Para o Santander, o relatório divulgado pelo BC reafirmou o cenário de aumento expressivo dos riscos inflacionários e "a necessidade de uma política monetária austera", com apostas de um ciclo de aperto monetário maior em 2010. A projeção do banco é de Selic em 11,75% ao ano no fim de 2010 e de 12% ao ano no fim de 2011.

Para a LCA Consultores, a principal conclusão que se pode tirar do documento é que um ajuste de 250 pontos-base na taxa Selic, para 11,25% ao ano, é o suficiente para levar a inflação ao centro da meta no ano que vem.

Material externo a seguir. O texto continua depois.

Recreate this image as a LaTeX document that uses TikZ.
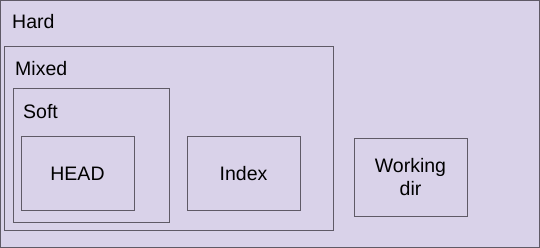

Um ponto que chamou a atenção dos analistas no relatório foi a menção a uma "programação de retorno à normalidade das condições monetárias". De acordo com o texto do documento do BC, na avaliação do colegiado no fim do ano passado era necessário que se estabelecesse uma estratégia de saída, ou seja, uma programação de retorno à normalidade das condições monetárias. Essa estratégia, ainda pelo relatório, "deveria ser implementada ao longo dos meses iniciais deste ano, contemplando inclusive um cronograma de retirada dos estímulos introduzidos na economia no período da crise".

Esse ponto, segundo o economista do Fator, pode ser visto como um esclarecimento em relação ao comunicado pela ata da reunião do Copom do dia 17, quando houve dissenso sobre o início de ciclo de alta da Selic, pois acrescenta um elemento na avaliação dos membros do comitê que defenderam a alta da Selic: "Por ocasião da reunião de março, alguns membros do comitê, entendendo que as projeções de inflação e o balanço de riscos considerado justificariam o início de um ajuste na taxa Selic já naquele momento, defenderam que a implementação do cronograma original deveria ser antecipada e, assim, votaram por uma elevação imediata de 0,5 ponto percentual na taxa básica", diz texto do Relatório de Inflação.

Ainda de acordo com o documento, o Banco Central elevou a probabilidade estimada de a inflação ultrapassar o limite superior do intervalo da meta neste ano, atingindo 13%, contra 7% do Relatório de Inflação de dezembro. Para 2011, a probabilidade é de 17%. O relatório manteve a projeção de crescimento do PIB em 5,8% para 2010.